Problem description: Your task is to write out only the lines running from the line with "Output the web" to the line with "const yTitle = 'Chlorophyll';", both ends kept, with no images.

Records for this exercise:
▬▬▬▬▬▬▬▬▬▬

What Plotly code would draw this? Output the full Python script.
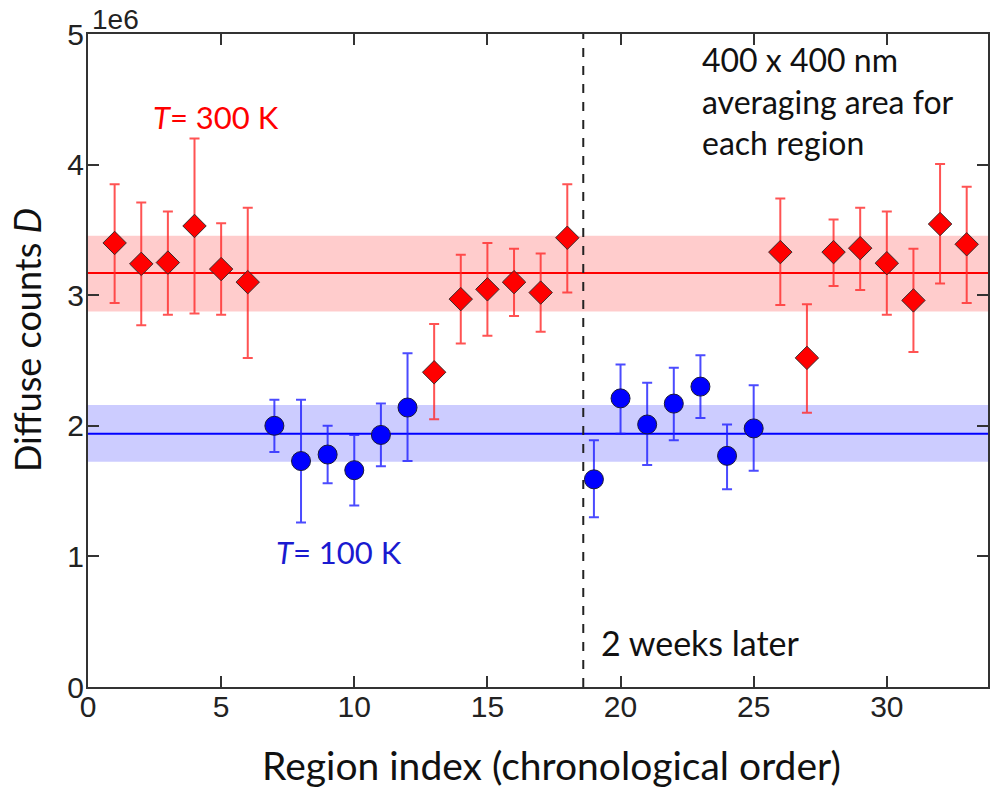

▬▬▬▬▬▬▬▬▬▬

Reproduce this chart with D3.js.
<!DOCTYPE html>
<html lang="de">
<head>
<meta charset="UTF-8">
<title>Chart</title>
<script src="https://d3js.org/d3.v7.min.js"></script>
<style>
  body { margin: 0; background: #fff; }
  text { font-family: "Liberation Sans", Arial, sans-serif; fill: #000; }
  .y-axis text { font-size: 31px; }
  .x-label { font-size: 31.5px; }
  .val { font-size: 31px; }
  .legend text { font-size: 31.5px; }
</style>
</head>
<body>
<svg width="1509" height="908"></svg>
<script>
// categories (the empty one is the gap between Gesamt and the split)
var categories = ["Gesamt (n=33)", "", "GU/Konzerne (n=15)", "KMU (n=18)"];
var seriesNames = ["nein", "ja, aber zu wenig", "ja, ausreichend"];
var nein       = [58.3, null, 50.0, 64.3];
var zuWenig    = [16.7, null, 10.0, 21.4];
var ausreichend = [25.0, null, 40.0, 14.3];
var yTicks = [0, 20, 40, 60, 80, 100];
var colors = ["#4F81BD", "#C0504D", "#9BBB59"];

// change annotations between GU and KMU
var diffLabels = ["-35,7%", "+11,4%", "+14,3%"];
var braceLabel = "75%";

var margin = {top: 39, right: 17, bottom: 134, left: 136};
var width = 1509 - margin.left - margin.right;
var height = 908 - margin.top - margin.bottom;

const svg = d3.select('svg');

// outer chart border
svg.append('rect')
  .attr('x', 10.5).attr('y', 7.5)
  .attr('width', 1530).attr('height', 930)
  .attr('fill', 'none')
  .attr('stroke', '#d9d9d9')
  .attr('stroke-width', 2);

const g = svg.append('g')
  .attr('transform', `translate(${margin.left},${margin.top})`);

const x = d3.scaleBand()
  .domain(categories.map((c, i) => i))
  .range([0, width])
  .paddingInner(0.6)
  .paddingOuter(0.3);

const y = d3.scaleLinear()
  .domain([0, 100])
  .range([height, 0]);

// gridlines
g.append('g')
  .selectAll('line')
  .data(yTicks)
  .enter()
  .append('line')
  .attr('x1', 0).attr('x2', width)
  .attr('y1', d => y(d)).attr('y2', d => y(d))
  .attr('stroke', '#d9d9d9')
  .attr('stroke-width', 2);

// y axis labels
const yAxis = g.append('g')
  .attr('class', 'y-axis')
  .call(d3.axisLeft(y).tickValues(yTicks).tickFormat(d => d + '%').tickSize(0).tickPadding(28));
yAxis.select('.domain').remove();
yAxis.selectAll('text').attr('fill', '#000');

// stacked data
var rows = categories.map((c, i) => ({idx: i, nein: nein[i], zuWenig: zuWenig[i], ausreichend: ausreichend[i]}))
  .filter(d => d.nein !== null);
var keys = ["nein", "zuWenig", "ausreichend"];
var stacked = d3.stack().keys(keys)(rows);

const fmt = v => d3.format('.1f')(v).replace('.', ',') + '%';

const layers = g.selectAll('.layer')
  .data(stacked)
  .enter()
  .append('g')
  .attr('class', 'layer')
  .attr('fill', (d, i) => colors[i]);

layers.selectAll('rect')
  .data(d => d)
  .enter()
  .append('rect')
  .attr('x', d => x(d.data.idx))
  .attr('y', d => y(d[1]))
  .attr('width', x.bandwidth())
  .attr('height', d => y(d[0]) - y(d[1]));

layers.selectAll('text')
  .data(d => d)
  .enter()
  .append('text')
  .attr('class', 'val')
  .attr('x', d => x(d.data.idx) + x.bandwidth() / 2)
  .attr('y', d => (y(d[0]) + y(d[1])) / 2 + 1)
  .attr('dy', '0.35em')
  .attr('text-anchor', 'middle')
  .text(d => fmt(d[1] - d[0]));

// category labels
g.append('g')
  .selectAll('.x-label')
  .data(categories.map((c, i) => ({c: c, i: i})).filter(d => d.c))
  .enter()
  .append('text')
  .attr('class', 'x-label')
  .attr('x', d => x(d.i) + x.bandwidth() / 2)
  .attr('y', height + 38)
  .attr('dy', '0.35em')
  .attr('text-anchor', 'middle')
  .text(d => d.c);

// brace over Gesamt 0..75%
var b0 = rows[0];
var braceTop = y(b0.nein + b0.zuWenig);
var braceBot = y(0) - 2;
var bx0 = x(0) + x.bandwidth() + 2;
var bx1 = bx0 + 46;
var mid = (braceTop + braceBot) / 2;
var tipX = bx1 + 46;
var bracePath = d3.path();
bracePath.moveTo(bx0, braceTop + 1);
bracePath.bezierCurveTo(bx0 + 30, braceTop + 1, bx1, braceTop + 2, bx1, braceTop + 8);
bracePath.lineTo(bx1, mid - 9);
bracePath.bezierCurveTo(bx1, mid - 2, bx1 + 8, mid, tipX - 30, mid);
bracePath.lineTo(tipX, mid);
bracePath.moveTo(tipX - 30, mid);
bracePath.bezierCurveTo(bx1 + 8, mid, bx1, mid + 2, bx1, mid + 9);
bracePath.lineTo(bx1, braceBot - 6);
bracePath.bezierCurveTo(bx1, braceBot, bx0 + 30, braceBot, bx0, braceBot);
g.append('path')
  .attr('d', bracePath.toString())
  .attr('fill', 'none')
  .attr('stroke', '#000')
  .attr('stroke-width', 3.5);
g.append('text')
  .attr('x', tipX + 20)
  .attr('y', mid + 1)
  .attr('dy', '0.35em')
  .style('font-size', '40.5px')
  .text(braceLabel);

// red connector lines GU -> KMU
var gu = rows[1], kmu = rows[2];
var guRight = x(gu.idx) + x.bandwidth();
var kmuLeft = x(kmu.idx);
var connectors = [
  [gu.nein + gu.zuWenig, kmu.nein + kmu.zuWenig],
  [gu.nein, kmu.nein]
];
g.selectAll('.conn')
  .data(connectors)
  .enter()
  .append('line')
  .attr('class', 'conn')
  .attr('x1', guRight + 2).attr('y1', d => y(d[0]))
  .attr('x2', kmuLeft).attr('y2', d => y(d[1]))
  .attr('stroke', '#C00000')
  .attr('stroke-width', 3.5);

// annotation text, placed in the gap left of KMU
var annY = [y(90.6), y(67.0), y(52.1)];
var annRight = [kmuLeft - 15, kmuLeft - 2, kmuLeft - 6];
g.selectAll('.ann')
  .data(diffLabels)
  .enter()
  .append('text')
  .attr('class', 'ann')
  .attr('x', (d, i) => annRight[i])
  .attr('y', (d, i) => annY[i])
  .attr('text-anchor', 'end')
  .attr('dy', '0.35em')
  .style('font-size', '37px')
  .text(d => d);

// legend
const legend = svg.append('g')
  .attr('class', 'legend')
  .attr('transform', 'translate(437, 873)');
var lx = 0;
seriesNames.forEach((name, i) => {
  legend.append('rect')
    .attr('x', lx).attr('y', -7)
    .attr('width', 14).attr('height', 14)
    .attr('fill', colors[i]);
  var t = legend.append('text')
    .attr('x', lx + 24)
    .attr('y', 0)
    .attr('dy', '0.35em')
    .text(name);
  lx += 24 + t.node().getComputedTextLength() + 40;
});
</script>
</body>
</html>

▬▬▬▬▬▬▬▬▬▬

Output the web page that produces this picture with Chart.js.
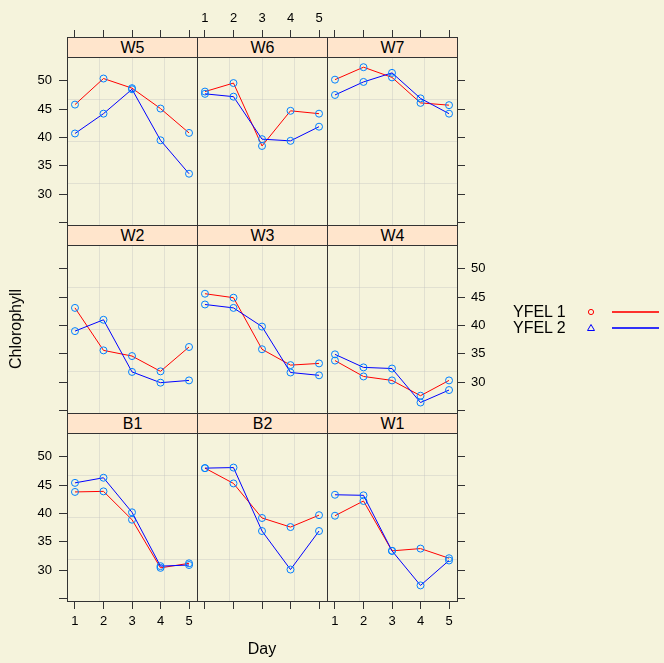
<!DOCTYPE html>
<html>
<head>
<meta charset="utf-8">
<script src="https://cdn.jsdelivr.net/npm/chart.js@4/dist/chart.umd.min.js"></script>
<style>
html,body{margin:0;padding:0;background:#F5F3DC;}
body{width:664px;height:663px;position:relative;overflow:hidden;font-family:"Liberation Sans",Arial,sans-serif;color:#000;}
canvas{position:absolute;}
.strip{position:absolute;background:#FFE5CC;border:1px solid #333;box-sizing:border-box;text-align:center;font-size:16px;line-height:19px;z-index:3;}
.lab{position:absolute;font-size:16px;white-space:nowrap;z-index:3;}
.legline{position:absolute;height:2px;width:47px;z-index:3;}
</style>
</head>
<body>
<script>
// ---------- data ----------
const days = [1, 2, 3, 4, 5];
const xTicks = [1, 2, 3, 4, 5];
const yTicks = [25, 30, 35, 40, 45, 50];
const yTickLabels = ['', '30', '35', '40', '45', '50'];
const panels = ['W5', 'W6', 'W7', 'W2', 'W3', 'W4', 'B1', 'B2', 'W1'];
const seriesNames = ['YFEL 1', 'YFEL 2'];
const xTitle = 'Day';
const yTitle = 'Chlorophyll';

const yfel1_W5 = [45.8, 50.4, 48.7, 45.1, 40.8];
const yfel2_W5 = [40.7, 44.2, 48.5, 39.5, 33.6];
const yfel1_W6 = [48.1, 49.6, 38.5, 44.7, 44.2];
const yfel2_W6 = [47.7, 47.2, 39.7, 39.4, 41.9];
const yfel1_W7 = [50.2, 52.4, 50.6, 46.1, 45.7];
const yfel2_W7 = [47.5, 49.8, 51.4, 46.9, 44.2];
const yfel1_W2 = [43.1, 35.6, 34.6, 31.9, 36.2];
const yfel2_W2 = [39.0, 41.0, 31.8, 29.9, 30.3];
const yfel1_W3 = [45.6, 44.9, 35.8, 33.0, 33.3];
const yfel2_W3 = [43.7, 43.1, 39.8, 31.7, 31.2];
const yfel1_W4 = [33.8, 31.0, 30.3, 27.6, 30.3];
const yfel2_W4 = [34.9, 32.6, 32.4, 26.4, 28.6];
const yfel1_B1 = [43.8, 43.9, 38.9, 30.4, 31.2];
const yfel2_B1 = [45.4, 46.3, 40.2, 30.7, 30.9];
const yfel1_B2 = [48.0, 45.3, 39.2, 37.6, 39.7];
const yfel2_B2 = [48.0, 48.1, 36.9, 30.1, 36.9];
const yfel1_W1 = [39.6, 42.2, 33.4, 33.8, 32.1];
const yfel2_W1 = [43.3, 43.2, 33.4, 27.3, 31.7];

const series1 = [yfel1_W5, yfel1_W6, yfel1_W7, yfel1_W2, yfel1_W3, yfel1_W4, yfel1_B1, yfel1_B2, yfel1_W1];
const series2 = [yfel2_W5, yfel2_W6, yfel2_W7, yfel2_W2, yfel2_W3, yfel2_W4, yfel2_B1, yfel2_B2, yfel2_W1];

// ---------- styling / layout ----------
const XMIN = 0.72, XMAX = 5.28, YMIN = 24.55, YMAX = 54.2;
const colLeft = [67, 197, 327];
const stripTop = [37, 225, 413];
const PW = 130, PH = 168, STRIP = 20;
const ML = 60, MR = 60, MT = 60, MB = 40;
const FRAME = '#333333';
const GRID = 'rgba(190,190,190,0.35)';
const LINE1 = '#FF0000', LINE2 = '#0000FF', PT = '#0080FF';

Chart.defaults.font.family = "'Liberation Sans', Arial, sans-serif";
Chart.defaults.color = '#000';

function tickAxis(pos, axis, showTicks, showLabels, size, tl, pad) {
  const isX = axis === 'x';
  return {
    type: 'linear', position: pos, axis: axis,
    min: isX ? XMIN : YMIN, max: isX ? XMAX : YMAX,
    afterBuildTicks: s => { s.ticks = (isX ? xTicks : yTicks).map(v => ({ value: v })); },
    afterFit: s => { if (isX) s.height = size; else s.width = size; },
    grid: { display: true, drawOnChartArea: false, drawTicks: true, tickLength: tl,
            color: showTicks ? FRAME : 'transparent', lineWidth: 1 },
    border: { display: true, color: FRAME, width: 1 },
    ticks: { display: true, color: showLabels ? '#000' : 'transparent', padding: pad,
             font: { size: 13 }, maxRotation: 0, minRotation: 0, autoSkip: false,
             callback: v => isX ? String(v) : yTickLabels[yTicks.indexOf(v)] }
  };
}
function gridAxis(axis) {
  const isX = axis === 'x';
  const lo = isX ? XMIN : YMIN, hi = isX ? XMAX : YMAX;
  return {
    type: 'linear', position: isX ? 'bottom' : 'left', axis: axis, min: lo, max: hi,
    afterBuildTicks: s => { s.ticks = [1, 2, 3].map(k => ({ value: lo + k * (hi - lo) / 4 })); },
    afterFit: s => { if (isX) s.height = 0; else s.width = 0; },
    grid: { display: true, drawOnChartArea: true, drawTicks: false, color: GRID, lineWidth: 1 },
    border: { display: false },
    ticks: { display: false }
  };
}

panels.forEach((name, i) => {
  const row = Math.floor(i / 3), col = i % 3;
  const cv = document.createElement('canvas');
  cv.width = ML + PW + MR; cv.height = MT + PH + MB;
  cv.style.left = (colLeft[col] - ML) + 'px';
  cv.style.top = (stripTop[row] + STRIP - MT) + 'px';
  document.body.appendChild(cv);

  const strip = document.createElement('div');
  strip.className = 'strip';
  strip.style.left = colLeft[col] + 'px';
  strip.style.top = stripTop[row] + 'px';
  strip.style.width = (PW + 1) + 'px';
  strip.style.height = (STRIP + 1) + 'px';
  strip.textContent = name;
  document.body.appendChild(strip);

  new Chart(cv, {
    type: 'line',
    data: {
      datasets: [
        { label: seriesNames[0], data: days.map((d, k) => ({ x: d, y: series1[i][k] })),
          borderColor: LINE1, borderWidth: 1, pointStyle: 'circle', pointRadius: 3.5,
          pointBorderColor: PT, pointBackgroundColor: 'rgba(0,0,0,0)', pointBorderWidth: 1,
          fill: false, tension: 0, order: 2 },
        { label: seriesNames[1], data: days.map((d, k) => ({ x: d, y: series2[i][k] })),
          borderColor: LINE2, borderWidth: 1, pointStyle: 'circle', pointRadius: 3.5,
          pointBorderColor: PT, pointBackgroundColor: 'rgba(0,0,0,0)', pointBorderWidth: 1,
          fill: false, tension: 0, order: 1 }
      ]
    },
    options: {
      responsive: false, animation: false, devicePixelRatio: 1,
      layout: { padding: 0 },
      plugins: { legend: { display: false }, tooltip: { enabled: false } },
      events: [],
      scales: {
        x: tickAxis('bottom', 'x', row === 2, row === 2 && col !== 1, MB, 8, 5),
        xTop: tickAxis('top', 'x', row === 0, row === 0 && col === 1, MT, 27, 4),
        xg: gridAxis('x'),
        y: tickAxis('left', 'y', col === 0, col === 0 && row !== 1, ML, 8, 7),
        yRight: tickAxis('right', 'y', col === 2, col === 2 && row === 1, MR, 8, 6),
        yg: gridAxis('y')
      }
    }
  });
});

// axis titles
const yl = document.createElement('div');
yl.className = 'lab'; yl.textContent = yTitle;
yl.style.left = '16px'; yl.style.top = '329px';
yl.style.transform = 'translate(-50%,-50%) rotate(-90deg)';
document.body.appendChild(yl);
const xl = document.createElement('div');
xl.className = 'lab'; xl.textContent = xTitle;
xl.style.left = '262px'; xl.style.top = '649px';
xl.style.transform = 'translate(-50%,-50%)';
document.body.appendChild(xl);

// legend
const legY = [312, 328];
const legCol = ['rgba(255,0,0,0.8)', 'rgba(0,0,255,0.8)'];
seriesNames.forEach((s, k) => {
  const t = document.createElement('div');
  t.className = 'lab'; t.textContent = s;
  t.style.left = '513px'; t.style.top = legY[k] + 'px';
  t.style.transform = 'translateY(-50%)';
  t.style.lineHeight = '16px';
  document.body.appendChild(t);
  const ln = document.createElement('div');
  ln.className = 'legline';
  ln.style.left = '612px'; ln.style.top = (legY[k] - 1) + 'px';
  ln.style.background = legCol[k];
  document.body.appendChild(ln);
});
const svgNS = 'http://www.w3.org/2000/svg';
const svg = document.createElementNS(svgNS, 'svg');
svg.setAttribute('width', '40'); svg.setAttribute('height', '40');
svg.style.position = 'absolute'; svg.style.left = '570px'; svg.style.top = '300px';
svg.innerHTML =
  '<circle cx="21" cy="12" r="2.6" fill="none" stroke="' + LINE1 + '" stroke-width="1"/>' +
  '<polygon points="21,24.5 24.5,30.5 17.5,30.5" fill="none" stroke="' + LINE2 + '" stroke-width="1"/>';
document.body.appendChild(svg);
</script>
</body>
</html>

▬▬▬▬▬▬▬▬▬▬

Response below:
Output the web page that produces this picture with Chart.js.
<!DOCTYPE html>
<html>
<head>
<meta charset="utf-8">
<script src="https://cdn.jsdelivr.net/npm/chart.js@4/dist/chart.umd.min.js"></script>
<style>
html,body{margin:0;padding:0;background:#F5F3DC;}
body{width:664px;height:663px;position:relative;overflow:hidden;font-family:"Liberation Sans",Arial,sans-serif;color:#000;}
canvas{position:absolute;}
.strip{position:absolute;background:#FFE5CC;border:1px solid #333;box-sizing:border-box;text-align:center;font-size:16px;line-height:19px;z-index:3;}
.lab{position:absolute;font-size:16px;white-space:nowrap;z-index:3;}
.legline{position:absolute;height:2px;width:47px;z-index:3;}
</style>
</head>
<body>
<script>
// ---------- data ----------
const days = [1, 2, 3, 4, 5];
const xTicks = [1, 2, 3, 4, 5];
const yTicks = [25, 30, 35, 40, 45, 50];
const yTickLabels = ['', '30', '35', '40', '45', '50'];
const panels = ['W5', 'W6', 'W7', 'W2', 'W3', 'W4', 'B1', 'B2', 'W1'];
const seriesNames = ['YFEL 1', 'YFEL 2'];
const xTitle = 'Day';
const yTitle = 'Chlorophyll';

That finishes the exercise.